De nombreuses municipalités s’efforcent de restreindre la construction domiciliaire en zone inondable, de mieux gérer ces milieux et d’actualiser leurs systèmes de contrôle des inondations. Certaines, comme Gibsons en Colombie-Britannique, ont adopté une nouvelle approche qui considère la nature comme un élément essentiel de l’infrastructure urbaine et place le « capital naturel » sur le même pied que le cadre bâti. Le programme municipal d’actifs naturels (Municipal Natural Assets Initiative) aide les autorités locales de partout au pays à évaluer leur approche à cet égard en leur offrant des outils pour identifier leur actif naturel et en améliorer la gestion.
Le gouvernement fédéral a prévu une somme de deux milliards $ pour aider les autorités locales à se défendre contre les catastrophes naturelles comme les feux de forêt et les inondations. Une grande partie de ce montant devrait être consacrée à des infrastructures naturelles. Ce faisant, le gouvernement pourrait jeter les bases d’une étude nationale sur le rôle des infrastructures naturelles dans la préservation de la biodiversité, la rentabilité, l’atténuation des changements climatiques et l’adaptation à ces changements.

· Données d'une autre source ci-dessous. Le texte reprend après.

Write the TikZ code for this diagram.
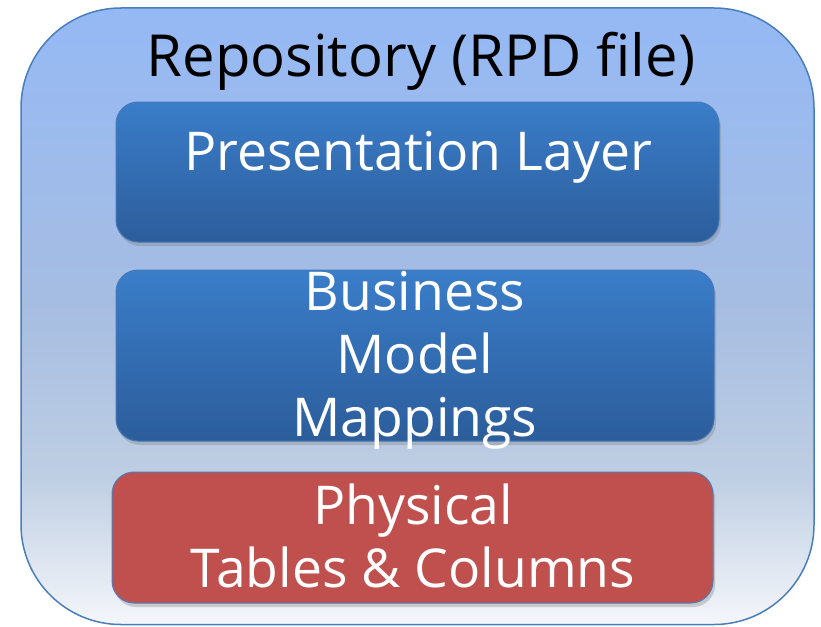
\documentclass[tikz,border=0pt]{standalone}
\usepackage{fontspec}
\setmainfont{Open Sans}
\usetikzlibrary{shadows}
\definecolor{outtop}{RGB}{149,185,245}
\definecolor{outmidA}{RGB}{166,189,226}
\definecolor{outmidB}{RGB}{190,206,227}
\definecolor{outbot}{RGB}{244,246,250}
\definecolor{outline}{RGB}{74,126,187}
\definecolor{bluetop}{RGB}{58,125,201}
\definecolor{bluebot}{RGB}{44,93,155}
\definecolor{blueline}{RGB}{70,120,185}
\definecolor{redfill}{RGB}{192,80,77}
\pgfdeclareverticalshading{outershade}{100bp}{color(0bp)=(outbot); color(25bp)=(outbot); color(37bp)=(outmidB); color(51bp)=(outmidA); color(75bp)=(outtop); color(100bp)=(outtop)}
\tikzset{
  outerbox/.style={draw=outline, line width=1.5pt, shading=outershade, rounded corners=100pt},
  layerbox/.style={draw=blueline, line width=1pt, rounded corners=22pt,
    drop shadow={shadow xshift=2pt, shadow yshift=-4pt, opacity=0.35}},
  bluebox/.style={layerbox, top color=bluetop, bottom color=bluebot},
  redbox/.style={layerbox, draw=outline, fill=redfill},
  titletext/.style={inner sep=0pt, anchor=base, text=black, font=\fontsize{58}{68}\selectfont},
  layertext/.style={inner sep=0pt, text=white, align=center, font=\fontsize{53.5}{63}\selectfont},
}
\begin{document}
\begin{tikzpicture}[x=1pt, y=-1pt]
\useasboundingbox (0,0) rectangle (821,626);
\path[outerbox] (21,8) rectangle (814,624.5);
\node[titletext] (title) at (421,77) {Repository (RPD file)};
\path[bluebox] (116,102) rectangle (719,242);
\path[bluebox] (116,270) rectangle (714,441);
\path[redbox] (112,472) rectangle (713,603);
\node[layertext, anchor=base] (pres) at (418,170) {Presentation Layer};
\node[layertext] (bus) at (415,360) {Business\\Model\\Mappings};
\node[layertext] (phys) at (413,536) {Physical\\Tables \& Columns};
\end{tikzpicture}
\end{document}
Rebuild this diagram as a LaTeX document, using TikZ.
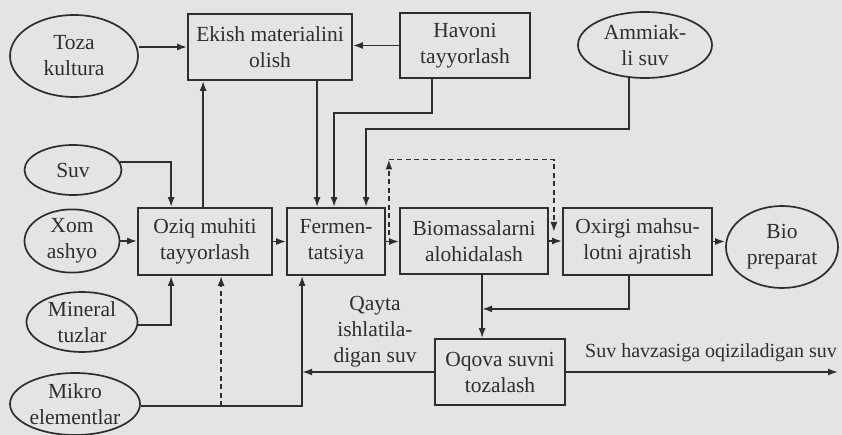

Malgré les récents investissements, le Canada tire de l’arrière par rapport aux autres pays du G7 en matière de préparation et d’adaptation aux changements climatiques. Nous devons dès maintenant reconnaître l’importance de la nature et des infrastructures bâties vertes pour la prévention des inondations. La nature peut nous aider… si nous lui en donnons la chance.